Fully decentralized platforms also see a concentration of influence at a governance level. While studies point towards evidence of developers and founders retaining control over their protocols after the Initial Token Offering, there are developers who receive compensation for their stack development and maintenance efforts.
Keeping these inconsistencies in mind, the ECON document advocated for “including fully decentralized platforms in the scope of EU financial regulation and harmonizing thresholds across EU financial, legislative acts.”
Be it partial decentralization or full, intensified decentralization, some challenges exist.
Concepts related to private ordering must possess legal certainty. These include concepts pertaining to property rights, title-based asset separation, segregation, tracing, and lawsuits. The current EU financial regulations also lack legal certainty in these aspects.

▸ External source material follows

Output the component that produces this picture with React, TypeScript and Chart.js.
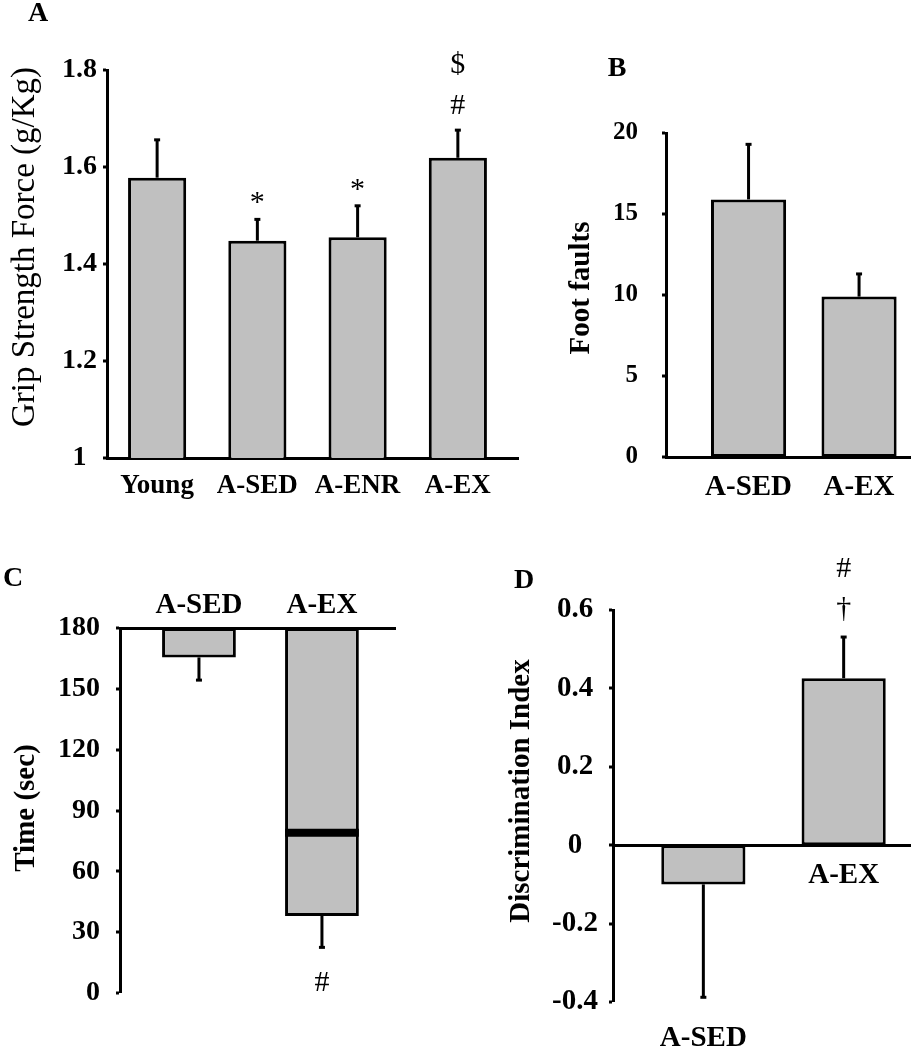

There is also a lack of clarity concerning the functioning and governance of crypto ecosystems. The final barrier arises in the form of cross-border enforcement and supervisory cooperation issues.
Effectively incorporating decentralized services into the MiCA regulatory framework necessitates a thorough understanding of the intricate concept of decentralization.
Given the diversity and novelty inherent in fields like decentralized finance, it is crucial to comprehend the associated risks.
A risk-based approach, focusing on mitigating potential harm to users, is more productive than an approach merely targeting the nature of the service. Whether platforms are partially or fully decentralized, risks associated with technological incompetence could emerge. Accordingly, regulation should address root causes rather than merely managing the symptoms or outcomes.
Various risks may arise depending on the level of decentralization. These could include issues related to leverage in crypto lending or crypto staking and risks that AML/CFT provisions must mitigate.
Consequently, it would be both prudent and efficient to focus less on the degree of centralization in a DeFi solution and more on identifying and eliminating risks at their source.